Thursday, January 06, 2005

no snow in brooklyn

yesterday our office was buzzing with warnings of snow and sleet and ice and general wintery blusters. six inches, they said! just wait and see, you'll need snow boots tomorrow, they said! so, being from the South, where the only winter precipitation that falls turns to black ice and ruins the roads, i got all excited thinking i would get to experience my first real snowy day.

well, they got some inches in westchester, where most of my coworkers live, but we got no snow at all in brooklyn. not even a fairy dusting, dammit!! i actually woke up early this morning, just to catch the sight of my neighborhood covered in white, but it was just wet.

this is my first real winter, and so far, it's not living up to my expectations. (cue the arctic blast from canada to punish my complaining.)

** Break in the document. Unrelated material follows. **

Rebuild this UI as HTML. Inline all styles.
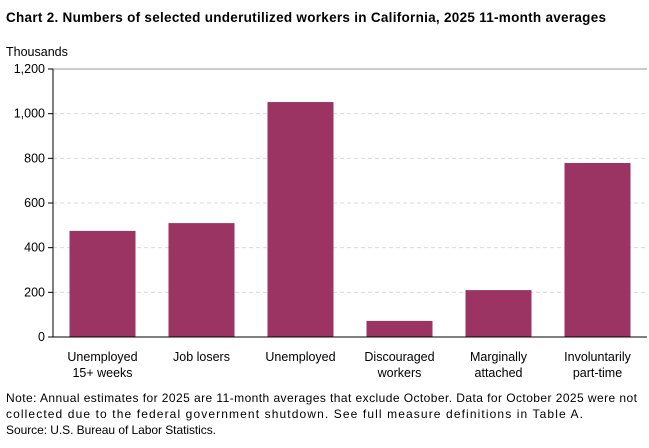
<!DOCTYPE html>
<html><head><meta charset="utf-8"><style>
body{margin:0;background:#fff;width:649px;height:443px;overflow:hidden;font-family:"Liberation Sans",sans-serif;}
svg text{font-family:"Liberation Sans",sans-serif;}
</style></head><body>
<svg id="chart" width="649" height="443" xmlns="http://www.w3.org/2000/svg">
<text x="6" y="22" font-size="13.5" font-weight="bold" fill="#000" textLength="600" lengthAdjust="spacing">Chart 2. Numbers of selected underutilized workers in California, 2025 11-month averages</text>
<text x="6" y="56" font-size="12.5" fill="#000">Thousands</text>
<g id="grid"></g><g id="bars"></g><g id="axes"></g>
<text x="6" y="402" font-size="12" fill="#000" textLength="631" lengthAdjust="spacing">Note:  Annual estimates for 2025 are 11-month averages that exclude October. Data for October 2025 were not</text>
<text x="6" y="418" font-size="12" fill="#000" textLength="577" lengthAdjust="spacing">collected due to the federal government shutdown. See full measure definitions in Table A.</text>
<text x="6" y="434" font-size="12" fill="#000" textLength="210" lengthAdjust="spacing">Source: U.S. Bureau of Labor Statistics.</text>
</svg>
<script>
const categories=[["Unemployed","15+ weeks"],["Job losers"],["Unemployed"],["Discouraged","workers"],["Marginally","attached"],["Involuntarily","part-time"]];
const values=[475,510,1052,72,210,779];
const ticks=[0,200,400,600,800,1000,1200];
const tickLabels=["0","200","400","600","800","1,000","1,200"];
const NS="http://www.w3.org/2000/svg";
const x0=53,x1=647,y0=337,y1=69,ymax=1200;
const yS=v=>y0-(v/ymax)*(y0-y1);
const bw=(x1-x0)/categories.length;
const xC=i=>x0+bw*(i+0.5);
function mk(t,a,p){const e=document.createElementNS(NS,t);for(const k in a)e.setAttribute(k,a[k]);p.appendChild(e);return e;}
const grid=document.getElementById('grid'),bars=document.getElementById('bars'),axes=document.getElementById('axes');
ticks.forEach((t,i)=>{
 if(t>0){const g=mk('line',{x1:x0,x2:x1,y1:yS(t),y2:yS(t),stroke:t===ymax?'#999':'#d9d9d9','stroke-dasharray':t===ymax?'':'4,3'},grid);
 
 }
 const tk=mk('line',{x1:x0-5,x2:x0,y1:yS(t),y2:yS(t),stroke:'#000'},axes);
 
 
 const l=mk('text',{x:x0-8,y:yS(t)+4,'text-anchor':'end','font-size':'12.5',fill:'#000'},axes);
 l.textContent=tickLabels[i];
 
 
});
values.forEach((v,i)=>{
 const r=mk('rect',{x:xC(i)-33,y:yS(v),width:66,height:y0-yS(v),fill:'#9b3363'},bars);
 
 
 categories[i].forEach((s,j)=>{
  const t=mk('text',{x:xC(i),y:361+j*16,'text-anchor':'middle','font-size':'12.5',fill:'#000'},axes);
  t.textContent=s;
  
  
 });
});
const ya=mk('line',{x1:x0,x2:x0,y1:y1,y2:y0,stroke:'#000'},axes);


const xa=mk('line',{x1:x0,x2:x1,y1:y0,y2:y0,stroke:'#000'},axes);


</script>
</body></html>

Wednesday, January 05, 2005

sweating to the oldies

it's a new year, so my dreams of having a slightly smaller, cuter rear-end swamped my brain right around 3 p.m. on New Year's Day. pausing between bites of french fries, i suddenly realized: i've got to go to the gym and lose some weight and get buff and refuse all the cigarettes keith offers me and drink only red wine in small portions to keep my heart healthy, except when i'm drinking water with my daily vitamins and sickness-preventing echinacea.

ACK!!

so i drug myself to the gym on monday, the same day everyone else decided to go, and after squeezing myself into my seemingly shrunken workout clothes, i climbed onto the treadmill. i had just broken a good sweat and was feeling like maybe i deserved a treat for being so dedicated to taking care of my body when the gym's music network broke out into some bob dylan. who the hell can exercise to "tangled up in blue"? i started singing along, and pretty soon i wasn't running on the treadmill anymore. i was sorta strolling along to the song. maybe the fierce mental consideration i gave to the lyrics made up for the loss of momentum, but i doubt it. my ass whittled no calories on monday, thanks to dylan's slow song and my wimpy will. i'll try to get some work done at the gym again tonight... hopefully dylan was just a cameo.